En un principio, el gobierno democrático intentó que fueran los mismos militares los que "limpiaran su casa y los juicios se enviaron primero a Consejo Supremo de las FFAA. Pero esta política fracasó y lo único que se logró fue demoras y entorpecimiento de las causas. De acuerdo con la ley promulgada por esta administración, las causas comenzaron a pasar a la justicia civil. Esta se movía con lentitud y el Congreso, intranquilo por los resquemores que estaban causando las continuas citaciones entre el grueso de los uniformados, y convencido de la necesidad de dejar el tema de la guerra sucia atrás, dictó una ley que puso el 22 de febrero pasado como fecha tope para citar a los acusados.
En lugar de apaciguar las caldeadas aguas en los cuarteles, la llamada ley de punto final desató una gran actividad por parte de una justicia que necesariamente se sintió obligada a correr contra el tiempo. Se esperaba entre los jefes militares que con el punto final solo comparecerían unos 100 oficiales a las cortes, además de los diez que ya habían sido condenados. Pero fueron más de 400 los acusados que tendrían que presentarse a la justicia. Era de esperarse entonces, que oficiales del Ejército y Marina -las armas que tienen más involucrados en los juicios- se resistieran a como diera lugar.
Aun antes de la crisis de Semana Santa, el gobierno ya estaba buscando la manera de limitar el número de acusados y la única salida parece ser la de esperar una amplia definición de la obediencia debida por parte de la Corte Suprema, que ahora estudia, por apelación de la defensa, el fallo contra el general Camps y algunos de sus subalternos.


Por otro lado, otro de los hechos que motivó la crisis militar -y que los rebeldes querían contabilizar como prueba de su triunfo- fue el pase a retiro de Ríos y de otros 14 generales más. El gobierno llevó a cabo esta profunda reestructuración del Ejército en tan solo tres días. No se puede decir sin embargo que esta fue solo producto de una supuesta negociación, ya que el nombramiento del nuevo jefe del Estado Mayor, José S. Caridi, produjo intentos de levantamiento en Salta y Tucumán a principio de la semana.

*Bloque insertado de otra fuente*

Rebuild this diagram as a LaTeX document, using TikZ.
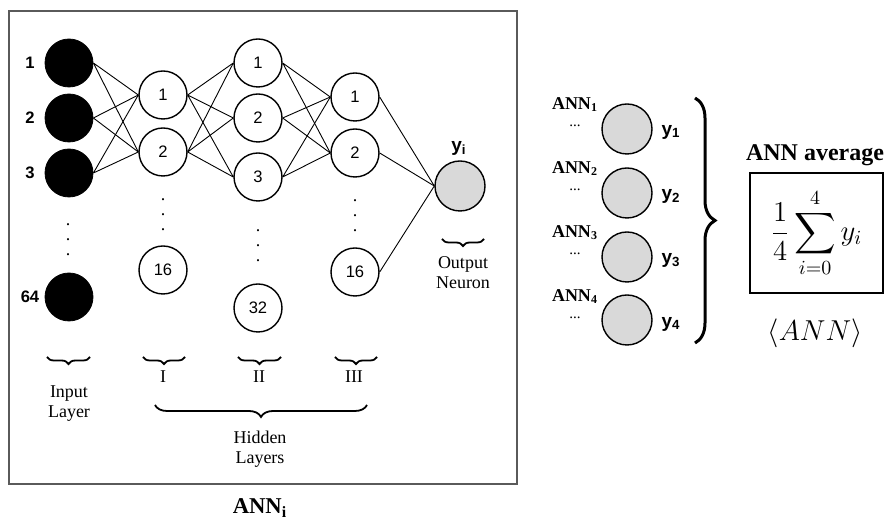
\documentclass[tikz,border=0pt]{standalone}
\usepackage{amsmath}
\usepackage{exscale}
\usepackage{fontspec}
\setmainfont{Liberation Serif}
\setsansfont{Liberation Sans}
\usepackage{tikz}
\usetikzlibrary{positioning,decorations.pathreplacing}
\definecolor{neurongray}{HTML}{D9D9D9}
\definecolor{framegray}{HTML}{5A5A5A}

\begin{document}
\begin{tikzpicture}[
  x=0.5pt, y=-0.5pt,
  inp/.style={draw, circle, fill=black, minimum size=24pt, inner sep=0pt},
  hid/.style={draw, circle, fill=white, line width=0.7pt, minimum size=24pt, inner sep=0pt, font=\sffamily\fontsize{8.3}{10}\selectfont},
  outn/.style={draw, circle, fill=neurongray, line width=0.7pt, minimum size=25pt, inner sep=0pt},
  num/.style={font=\sffamily\bfseries\fontsize{8.3}{10}\selectfont},
  ylbl/.style={font=\sffamily\bfseries\fontsize{9.5}{11}\selectfont},
  txt/.style={align=center, font=\fontsize{9}{10}\selectfont},
  annlbl/.style={font=\bfseries\fontsize{9}{10}\selectfont},
  vdot/.style={align=center, inner sep=0pt, font=\fontsize{9}{7.5}\selectfont},
  conn/.style={line width=0.45pt},
  brc/.style={decorate, decoration={brace, mirror, amplitude=3.5pt}, line width=0.9pt}]
  \useasboundingbox (0,0) rectangle (890,522);
  \draw[framegray, line width=0.6pt] (9,11) rectangle (517,484);
  % input layer
  \node[inp] (in1) at (69,63) {};
  \node[inp] (in2) at (69,118) {};
  \node[inp] (in3) at (69,173) {};
  \node[inp] (in64) at (69,297) {};
  \node[vdot] (vdin) at (68,240) {.\\.\\.};
  \node[num] (n1) at (30,63) {1};
  \node[num] (n2) at (30,118) {2};
  \node[num] (n3) at (30,173) {3};
  \node[num] (n64) at (30,297) {64};
  % hidden layers
  \node[hid] (ha1) at (163,95) {1};
  \node[hid] (ha2) at (163,152) {2};
  \node[hid] (ha16) at (163,270) {16};
  \node[vdot] (vda) at (163,215) {.\\.\\.};
  \node[hid] (hb1) at (258,63) {1};
  \node[hid] (hb2) at (258,118) {2};
  \node[hid] (hb3) at (258,177) {3};
  \node[hid] (hb32) at (258,308) {32};
  \node[vdot] (vdb) at (258,246) {.\\.\\.};
  \node[hid] (hc1) at (355,97) {1};
  \node[hid] (hc2) at (355,153) {2};
  \node[hid] (hc16) at (355,272) {16};
  \node[vdot] (vdc) at (355,216) {.\\.\\.};
  % output
  \node[outn] (out) at (460,186) {};
  \node[ylbl] (yi) at (459,148) {y\textsubscript{i}};
  \draw[conn] (in1.east) -- (ha1.west) (in1.east) -- (ha2.west);
  \draw[conn] (in2.east) -- (ha1.west) (in2.east) -- (ha2.west);
  \draw[conn] (in3.east) -- (ha1.west) (in3.east) -- (ha2.west);
  \draw[conn] (ha1.east) -- (hb1.west) (ha1.east) -- (hb2.west) (ha1.east) -- (hb3.west);
  \draw[conn] (ha2.east) -- (hb1.west) (ha2.east) -- (hb2.west) (ha2.east) -- (hb3.west);
  \draw[conn] (hb1.east) -- (hc1.west) (hb1.east) -- (hc2.west);
  \draw[conn] (hb2.east) -- (hc1.west) (hb2.east) -- (hc2.west);
  \draw[conn] (hb3.east) -- (hc1.west) (hb3.east) -- (hc2.west);
  \draw[conn] (hc1.east) -- (out.west);
  \draw[conn] (hc2.east) -- (out.west);
  \draw[conn] (hc16.east) -- (out.west);
  % braces and layer names
  \coordinate (bo-l) at (442,239);
  \coordinate (bo-r) at (484,239);
  \draw[brc] (bo-l) -- (bo-r);
  \node[txt] (lout) at (463,273) {Output\\Neuron};
  \coordinate (bin-l) at (47,357);
  \coordinate (bin-r) at (90,357);
  \coordinate (ba-l) at (143,357);
  \coordinate (ba-r) at (185,357);
  \coordinate (bb-l) at (238,357);
  \coordinate (bb-r) at (281,357);
  \coordinate (bc-l) at (335,357);
  \coordinate (bc-r) at (377,357);
  \draw[brc] (bin-l) -- (bin-r);
  \draw[brc] (ba-l) -- (ba-r);
  \draw[brc] (bb-l) -- (bb-r);
  \draw[brc] (bc-l) -- (bc-r);
  \node[txt] (lin) at (69,404) {Input\\Layer};
  \node[txt] (li) at (163,377) {I};
  \node[txt] (lii) at (259,377) {II};
  \node[txt] (liii) at (354,377) {III};
  \coordinate (bh-l) at (155,405);
  \coordinate (bh-r) at (367,405);
  \draw[brc, decoration={amplitude=6pt}] (bh-l) -- (bh-r);
  \node[txt] (lhid) at (260,449) {Hidden\\Layers};
  \node[font=\bfseries\fontsize{11.3}{13}\selectfont] (anni) at (260,508) {ANN\textsubscript{i}};
  % ensemble
  \node[outn] (a1) at (627,129) {};
  \node[outn] (a2) at (627,193) {};
  \node[outn] (a3) at (627,257) {};
  \node[outn] (a4) at (627,320) {};
  \node[annlbl] (t1) at (575,105) {ANN\textsubscript{1}};
  \node[annlbl] (t2) at (575,169) {ANN\textsubscript{2}};
  \node[annlbl] (t3) at (575,233) {ANN\textsubscript{3}};
  \node[annlbl] (t4) at (575,297) {ANN\textsubscript{4}};
  \node[font=\fontsize{7.5}{8}\selectfont] (d1) at (575,126) {...};
  \node[font=\fontsize{7.5}{8}\selectfont] (d2) at (575,190) {...};
  \node[font=\fontsize{7.5}{8}\selectfont] (d3) at (575,254) {...};
  \node[font=\fontsize{7.5}{8}\selectfont] (d4) at (575,318) {...};
  \node[ylbl] (y1) at (671,132) {y\textsubscript{1}};
  \node[ylbl] (y2) at (671,196) {y\textsubscript{2}};
  \node[ylbl] (y3) at (671,260) {y\textsubscript{3}};
  \node[ylbl] (y4) at (671,324) {y\textsubscript{4}};
  \coordinate (br-t) at (695,98);
  \coordinate (br-b) at (695,343);
  \draw[decorate, decoration={brace, amplitude=10pt}, line width=1.5pt] (br-t) -- (br-b);
  \node[font=\bfseries\fontsize{12}{14}\selectfont] (lavg) at (815,155) {ANN average};
  \node[draw, line width=1.3pt, minimum width=66.5pt, minimum height=60pt, font=\fontsize{14.4}{17}\selectfont] (avg) at (816.5,233) {$\displaystyle\frac{1}{4}\sum_{i=0}^{4}y_i$};
  \node[font=\fontsize{14.4}{17}\selectfont] (mean) at (815,333) {$\langle ANN\rangle$};
\end{tikzpicture}
\end{document}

Es muy difícil saber, en definitiva, hasta qué punto los pasos que ha tomado el gobierno son producto de la negociación. Observadores coinciden en que si bien las decisiones que se tomen no van a desconocer la profunda desarticulación del Ejército, tampoco es probable que sean producto directo de un "trato" con los rebeldes. Más aún el respaldo que dieron todos los sectores al Presidente mostró a los militares que su último recurso, el golpe de Estado, era imposible. En este sentido los amotinados no han podido escoger peor momento pára chantajear al gobierno. Este atraviesa, paradójieamente, uno de los momentos más sólidos de, su corta trayectoria. Hace menos de un mes logró acordar una acción conjunta en el terreno económico y social con un poderoso sector del sindicalismo. Este pacto se materializó con el nombramiento de un dirigente peronista de la Central General de Trabajadores como ministro de Trabajo.. En otro terreno, el equipo económico acaba de suscribir un beneficioso acuerdo con los bancos acreedores por gran parte de la deuda externa. Como si esto fuera poco, la visita del Papa que terminó antes de la Semana Santa había acercado a Iglesia y democracia más que nunca.
Las presiones militares de todos modos se han hecho sentir en la sociedad. Para dar un respiro después de la grave crisis y dar tiempo a la nueva jefatura militar a poner orden en sus cuarteles, la Corte Suprema de Justicia ha pedido la causa sobre los delitos en la patética Escuela de Mecánica de la Armada que estaba por comenzar la producción de la prueba, demorándola. También ha pedido informes sobre las demás causas, de hecho, suspendiéndolas por varios días y ha decidido la prescripción de uno de los casos más graves de delitos de lesa humanidad en el campo de concentración La Perla, contra el genéral Menéndez.
Sectores de derecha se han hecho eco de las presiones militares y ya han presentado cuatro proyectos de amnistía en el Congréso.
Aunque es imposible que el gobierno llegue a apoyar una ley de amnistía irrestricta en el corto plazo, es bien posible que intente a través de algún otro recurso legal cerrar este capítulo que tanto incomada a las FFAA y por ende amenaza al propio sistema -si es que la Corte no se muestra beningna en su interpretación de obediencia debida.
Ahora lo que está por verse, es si la crisis castrense en Argentina se va a solucionar con la suspensión de los juicios. No hace mucho, un prestigioso defensor de los derechos humanos, entrevistado por SEMANA, se preguntaba si la permanente concesión de la democracia a la presión militar no terminará poniendo a los uniformados de nuevo en un lugar privilegiado, dando al traste con uno de los pilares de cualquier sociedad democrática: la subordinación de los soldados -como cualquier otro ciudadano- al poder político y a la ley. El creía que sí.

María Teresa Ronderos, corresponsal de SEMANA en Buenos Aires.